* [TASK INSTRUCTIONS]
Retype the data exactly, from its first line to the line containing "START_DAY = 58", including both, and skip any picture.

══════════════════════════════

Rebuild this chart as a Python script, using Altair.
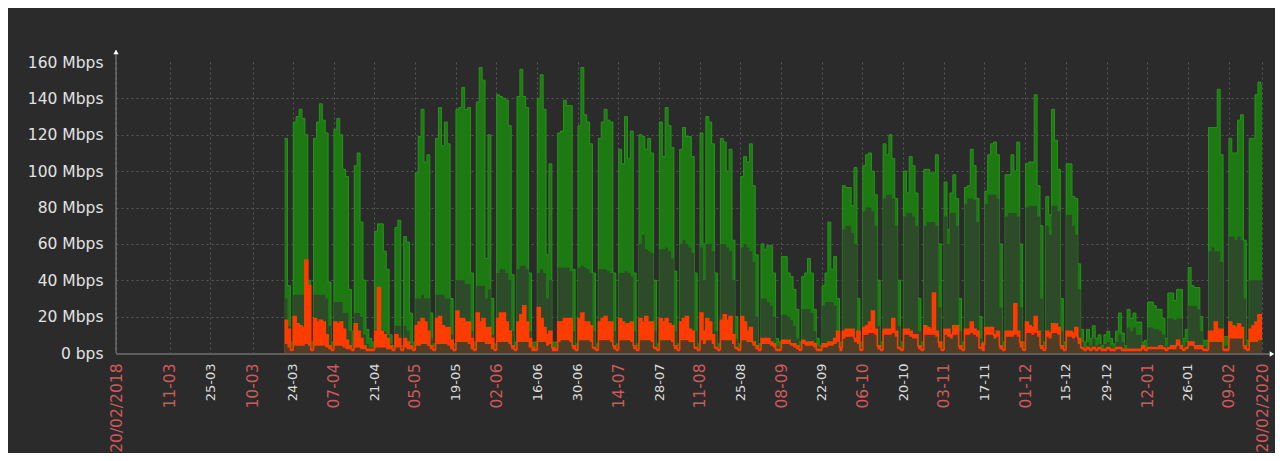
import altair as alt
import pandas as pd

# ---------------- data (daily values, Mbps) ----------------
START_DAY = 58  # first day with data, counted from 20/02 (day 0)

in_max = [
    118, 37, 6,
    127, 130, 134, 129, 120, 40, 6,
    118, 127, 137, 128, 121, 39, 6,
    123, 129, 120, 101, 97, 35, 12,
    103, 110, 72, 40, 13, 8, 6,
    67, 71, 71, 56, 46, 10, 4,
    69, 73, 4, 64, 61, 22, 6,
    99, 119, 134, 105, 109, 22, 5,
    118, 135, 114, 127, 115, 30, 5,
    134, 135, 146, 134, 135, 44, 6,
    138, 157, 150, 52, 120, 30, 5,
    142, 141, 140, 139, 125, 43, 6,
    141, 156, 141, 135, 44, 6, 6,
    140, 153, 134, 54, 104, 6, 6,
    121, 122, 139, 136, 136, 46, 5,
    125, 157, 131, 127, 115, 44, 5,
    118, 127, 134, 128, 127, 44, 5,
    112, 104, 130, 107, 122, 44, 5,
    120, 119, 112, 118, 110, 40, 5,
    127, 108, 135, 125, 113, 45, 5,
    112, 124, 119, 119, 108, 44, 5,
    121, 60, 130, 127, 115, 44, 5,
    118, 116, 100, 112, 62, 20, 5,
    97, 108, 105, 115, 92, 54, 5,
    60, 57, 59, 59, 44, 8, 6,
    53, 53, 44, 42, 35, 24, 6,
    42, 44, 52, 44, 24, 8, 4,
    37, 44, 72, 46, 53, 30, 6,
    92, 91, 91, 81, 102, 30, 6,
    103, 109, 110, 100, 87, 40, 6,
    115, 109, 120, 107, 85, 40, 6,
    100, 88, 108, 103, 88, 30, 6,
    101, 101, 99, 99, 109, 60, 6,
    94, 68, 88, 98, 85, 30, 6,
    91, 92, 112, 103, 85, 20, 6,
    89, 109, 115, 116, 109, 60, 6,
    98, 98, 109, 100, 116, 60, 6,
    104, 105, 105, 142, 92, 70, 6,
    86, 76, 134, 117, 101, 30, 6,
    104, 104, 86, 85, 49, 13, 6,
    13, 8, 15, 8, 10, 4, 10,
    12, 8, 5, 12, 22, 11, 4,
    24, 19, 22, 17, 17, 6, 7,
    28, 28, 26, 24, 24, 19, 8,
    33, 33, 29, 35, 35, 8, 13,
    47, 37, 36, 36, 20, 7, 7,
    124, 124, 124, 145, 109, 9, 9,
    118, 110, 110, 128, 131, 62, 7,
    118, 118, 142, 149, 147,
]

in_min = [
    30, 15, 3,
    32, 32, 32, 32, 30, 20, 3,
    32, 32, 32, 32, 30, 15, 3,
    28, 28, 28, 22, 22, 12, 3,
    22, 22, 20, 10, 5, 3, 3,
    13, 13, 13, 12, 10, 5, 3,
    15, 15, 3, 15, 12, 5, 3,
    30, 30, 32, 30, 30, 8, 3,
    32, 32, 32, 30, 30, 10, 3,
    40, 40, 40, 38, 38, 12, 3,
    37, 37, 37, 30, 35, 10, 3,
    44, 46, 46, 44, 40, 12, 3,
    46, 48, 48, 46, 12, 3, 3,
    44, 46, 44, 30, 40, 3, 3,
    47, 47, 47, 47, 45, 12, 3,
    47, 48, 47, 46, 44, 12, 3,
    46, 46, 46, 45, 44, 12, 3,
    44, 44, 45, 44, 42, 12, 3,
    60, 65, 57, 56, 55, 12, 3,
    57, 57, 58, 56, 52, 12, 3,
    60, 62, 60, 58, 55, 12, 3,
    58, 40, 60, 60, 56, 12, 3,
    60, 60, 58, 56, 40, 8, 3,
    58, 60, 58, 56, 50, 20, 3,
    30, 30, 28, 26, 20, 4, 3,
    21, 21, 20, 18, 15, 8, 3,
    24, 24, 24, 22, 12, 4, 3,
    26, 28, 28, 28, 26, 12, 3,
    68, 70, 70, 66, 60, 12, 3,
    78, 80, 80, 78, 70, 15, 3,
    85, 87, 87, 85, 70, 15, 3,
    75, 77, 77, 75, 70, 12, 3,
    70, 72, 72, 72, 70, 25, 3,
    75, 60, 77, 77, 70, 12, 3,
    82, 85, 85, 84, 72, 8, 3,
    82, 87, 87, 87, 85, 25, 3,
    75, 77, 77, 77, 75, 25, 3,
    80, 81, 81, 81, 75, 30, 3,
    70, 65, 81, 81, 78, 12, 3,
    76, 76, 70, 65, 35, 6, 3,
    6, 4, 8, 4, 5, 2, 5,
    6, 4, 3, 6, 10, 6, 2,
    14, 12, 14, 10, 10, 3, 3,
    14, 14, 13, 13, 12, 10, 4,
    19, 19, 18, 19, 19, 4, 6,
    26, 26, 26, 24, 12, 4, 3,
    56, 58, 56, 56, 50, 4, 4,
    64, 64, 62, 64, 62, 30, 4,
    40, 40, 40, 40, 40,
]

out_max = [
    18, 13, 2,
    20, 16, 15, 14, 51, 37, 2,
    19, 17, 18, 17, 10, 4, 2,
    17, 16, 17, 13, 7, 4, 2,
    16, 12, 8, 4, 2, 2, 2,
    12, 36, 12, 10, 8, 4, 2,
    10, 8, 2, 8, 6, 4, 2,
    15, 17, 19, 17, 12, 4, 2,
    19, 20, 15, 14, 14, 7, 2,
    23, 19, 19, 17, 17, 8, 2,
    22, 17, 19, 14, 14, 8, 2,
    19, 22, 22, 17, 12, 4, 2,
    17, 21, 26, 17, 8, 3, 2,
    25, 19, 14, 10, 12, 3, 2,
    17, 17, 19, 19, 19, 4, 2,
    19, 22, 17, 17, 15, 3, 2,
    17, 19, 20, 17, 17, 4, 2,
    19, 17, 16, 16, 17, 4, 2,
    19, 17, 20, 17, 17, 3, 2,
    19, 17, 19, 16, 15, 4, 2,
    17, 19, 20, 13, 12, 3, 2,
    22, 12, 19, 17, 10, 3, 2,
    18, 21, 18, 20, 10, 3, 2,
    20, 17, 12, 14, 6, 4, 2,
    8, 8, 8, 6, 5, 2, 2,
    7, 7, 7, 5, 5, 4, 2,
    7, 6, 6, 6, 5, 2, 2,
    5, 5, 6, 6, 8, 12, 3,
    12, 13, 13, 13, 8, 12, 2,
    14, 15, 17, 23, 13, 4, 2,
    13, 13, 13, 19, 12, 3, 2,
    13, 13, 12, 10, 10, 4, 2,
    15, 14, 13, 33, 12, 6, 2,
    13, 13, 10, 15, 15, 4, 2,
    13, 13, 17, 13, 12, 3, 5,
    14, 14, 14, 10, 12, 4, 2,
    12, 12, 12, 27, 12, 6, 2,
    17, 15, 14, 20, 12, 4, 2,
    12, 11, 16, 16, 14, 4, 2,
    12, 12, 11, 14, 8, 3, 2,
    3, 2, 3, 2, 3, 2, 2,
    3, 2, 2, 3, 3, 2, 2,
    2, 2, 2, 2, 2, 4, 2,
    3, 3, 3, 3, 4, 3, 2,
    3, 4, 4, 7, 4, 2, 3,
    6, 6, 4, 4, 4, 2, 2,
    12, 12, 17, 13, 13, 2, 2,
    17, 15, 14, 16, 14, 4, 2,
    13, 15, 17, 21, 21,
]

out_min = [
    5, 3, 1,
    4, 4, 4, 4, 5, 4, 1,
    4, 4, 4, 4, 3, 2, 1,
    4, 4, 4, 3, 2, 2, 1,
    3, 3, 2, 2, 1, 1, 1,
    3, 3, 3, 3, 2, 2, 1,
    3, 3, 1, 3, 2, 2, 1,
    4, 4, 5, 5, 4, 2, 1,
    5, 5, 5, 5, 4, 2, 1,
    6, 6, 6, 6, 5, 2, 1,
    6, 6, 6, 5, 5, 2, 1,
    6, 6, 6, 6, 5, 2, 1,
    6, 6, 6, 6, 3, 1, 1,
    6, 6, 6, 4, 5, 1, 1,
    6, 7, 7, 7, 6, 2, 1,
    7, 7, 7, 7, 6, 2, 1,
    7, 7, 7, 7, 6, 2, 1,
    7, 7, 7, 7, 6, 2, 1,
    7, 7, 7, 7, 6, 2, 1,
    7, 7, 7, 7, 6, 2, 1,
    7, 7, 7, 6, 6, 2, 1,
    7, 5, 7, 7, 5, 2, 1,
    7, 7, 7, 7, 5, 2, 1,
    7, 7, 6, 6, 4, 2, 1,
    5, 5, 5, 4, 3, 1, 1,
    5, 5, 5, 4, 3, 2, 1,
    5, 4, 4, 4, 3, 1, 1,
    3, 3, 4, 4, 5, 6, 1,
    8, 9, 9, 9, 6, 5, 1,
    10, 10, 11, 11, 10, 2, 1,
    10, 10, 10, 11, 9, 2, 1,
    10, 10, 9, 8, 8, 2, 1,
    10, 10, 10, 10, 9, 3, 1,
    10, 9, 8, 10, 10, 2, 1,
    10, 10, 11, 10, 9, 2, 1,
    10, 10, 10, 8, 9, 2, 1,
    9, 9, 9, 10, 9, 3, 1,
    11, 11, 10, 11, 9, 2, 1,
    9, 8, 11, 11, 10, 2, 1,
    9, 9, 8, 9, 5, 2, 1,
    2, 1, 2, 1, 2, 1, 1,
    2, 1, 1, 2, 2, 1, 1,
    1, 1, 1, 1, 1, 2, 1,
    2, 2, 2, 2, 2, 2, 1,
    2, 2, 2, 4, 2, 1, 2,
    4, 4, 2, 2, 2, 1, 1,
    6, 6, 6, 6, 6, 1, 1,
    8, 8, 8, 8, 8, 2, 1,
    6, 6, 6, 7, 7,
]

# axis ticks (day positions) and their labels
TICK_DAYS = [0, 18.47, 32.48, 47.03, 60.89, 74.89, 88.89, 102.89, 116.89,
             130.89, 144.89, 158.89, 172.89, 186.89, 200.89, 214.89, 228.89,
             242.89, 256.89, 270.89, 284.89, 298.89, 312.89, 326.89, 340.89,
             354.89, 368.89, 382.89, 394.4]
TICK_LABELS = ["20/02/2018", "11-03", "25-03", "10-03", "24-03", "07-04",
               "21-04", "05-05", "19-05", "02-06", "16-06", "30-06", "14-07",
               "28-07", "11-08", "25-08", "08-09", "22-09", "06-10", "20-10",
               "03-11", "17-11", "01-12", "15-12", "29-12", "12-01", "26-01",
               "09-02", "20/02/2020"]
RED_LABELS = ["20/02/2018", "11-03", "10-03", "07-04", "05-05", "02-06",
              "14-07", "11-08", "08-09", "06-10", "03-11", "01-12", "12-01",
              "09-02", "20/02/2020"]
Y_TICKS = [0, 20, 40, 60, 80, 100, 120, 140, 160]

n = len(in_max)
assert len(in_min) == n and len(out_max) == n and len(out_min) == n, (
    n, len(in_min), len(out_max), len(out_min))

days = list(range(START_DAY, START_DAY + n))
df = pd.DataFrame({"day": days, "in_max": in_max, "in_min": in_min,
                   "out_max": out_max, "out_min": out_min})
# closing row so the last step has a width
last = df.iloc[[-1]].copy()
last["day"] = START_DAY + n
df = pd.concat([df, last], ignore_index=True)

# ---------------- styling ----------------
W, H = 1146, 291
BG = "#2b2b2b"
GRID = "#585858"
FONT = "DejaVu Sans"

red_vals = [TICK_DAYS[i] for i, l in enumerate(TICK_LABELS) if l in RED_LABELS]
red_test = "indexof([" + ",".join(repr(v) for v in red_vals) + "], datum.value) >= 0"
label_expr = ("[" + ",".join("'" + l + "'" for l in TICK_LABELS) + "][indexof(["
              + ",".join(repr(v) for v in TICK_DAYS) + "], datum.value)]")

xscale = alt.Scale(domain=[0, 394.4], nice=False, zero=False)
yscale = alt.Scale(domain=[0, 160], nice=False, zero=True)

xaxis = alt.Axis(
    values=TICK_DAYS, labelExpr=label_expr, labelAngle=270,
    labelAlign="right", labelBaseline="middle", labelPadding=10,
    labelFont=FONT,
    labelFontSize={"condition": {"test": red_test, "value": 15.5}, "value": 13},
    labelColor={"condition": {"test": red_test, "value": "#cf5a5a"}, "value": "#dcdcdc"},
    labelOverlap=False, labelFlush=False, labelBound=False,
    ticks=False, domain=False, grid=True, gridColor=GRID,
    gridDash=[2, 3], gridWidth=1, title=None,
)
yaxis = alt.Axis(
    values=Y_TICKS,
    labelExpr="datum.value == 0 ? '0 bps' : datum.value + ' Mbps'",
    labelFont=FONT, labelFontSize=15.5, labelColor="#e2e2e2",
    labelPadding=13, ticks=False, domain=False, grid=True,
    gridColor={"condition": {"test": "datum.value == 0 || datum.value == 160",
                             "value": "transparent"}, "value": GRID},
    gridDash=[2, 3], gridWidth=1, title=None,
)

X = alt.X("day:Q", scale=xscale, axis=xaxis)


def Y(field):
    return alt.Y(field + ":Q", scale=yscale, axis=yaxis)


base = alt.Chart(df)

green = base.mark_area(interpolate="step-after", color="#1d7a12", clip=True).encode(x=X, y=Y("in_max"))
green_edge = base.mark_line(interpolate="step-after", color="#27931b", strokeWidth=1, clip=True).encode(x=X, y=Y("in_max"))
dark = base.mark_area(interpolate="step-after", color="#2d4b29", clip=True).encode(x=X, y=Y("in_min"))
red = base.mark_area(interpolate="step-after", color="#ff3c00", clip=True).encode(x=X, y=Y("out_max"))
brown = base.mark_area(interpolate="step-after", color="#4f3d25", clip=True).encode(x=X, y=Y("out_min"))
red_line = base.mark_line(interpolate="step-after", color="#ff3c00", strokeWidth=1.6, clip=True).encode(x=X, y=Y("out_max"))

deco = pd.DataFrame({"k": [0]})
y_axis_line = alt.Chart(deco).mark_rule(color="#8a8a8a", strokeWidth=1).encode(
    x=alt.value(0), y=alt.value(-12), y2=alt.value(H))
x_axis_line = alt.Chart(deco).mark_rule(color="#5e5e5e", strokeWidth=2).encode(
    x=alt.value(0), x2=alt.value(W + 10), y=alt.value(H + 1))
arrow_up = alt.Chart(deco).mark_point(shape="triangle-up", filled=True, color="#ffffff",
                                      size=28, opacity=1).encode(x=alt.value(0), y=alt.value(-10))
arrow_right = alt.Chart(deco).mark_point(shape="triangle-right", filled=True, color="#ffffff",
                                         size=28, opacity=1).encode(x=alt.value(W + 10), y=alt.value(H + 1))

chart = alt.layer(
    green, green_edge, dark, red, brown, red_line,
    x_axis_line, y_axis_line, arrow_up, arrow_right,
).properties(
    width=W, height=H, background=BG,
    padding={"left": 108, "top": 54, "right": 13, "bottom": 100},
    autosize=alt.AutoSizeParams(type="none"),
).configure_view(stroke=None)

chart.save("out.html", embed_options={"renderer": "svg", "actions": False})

══════════════════════════════

* [OUTPUT OF THE TASK]
Rebuild this chart as a Python script, using Altair.
import altair as alt
import pandas as pd

# ---------------- data (daily values, Mbps) ----------------
START_DAY = 58  # first day with data, counted from 20/02 (day 0)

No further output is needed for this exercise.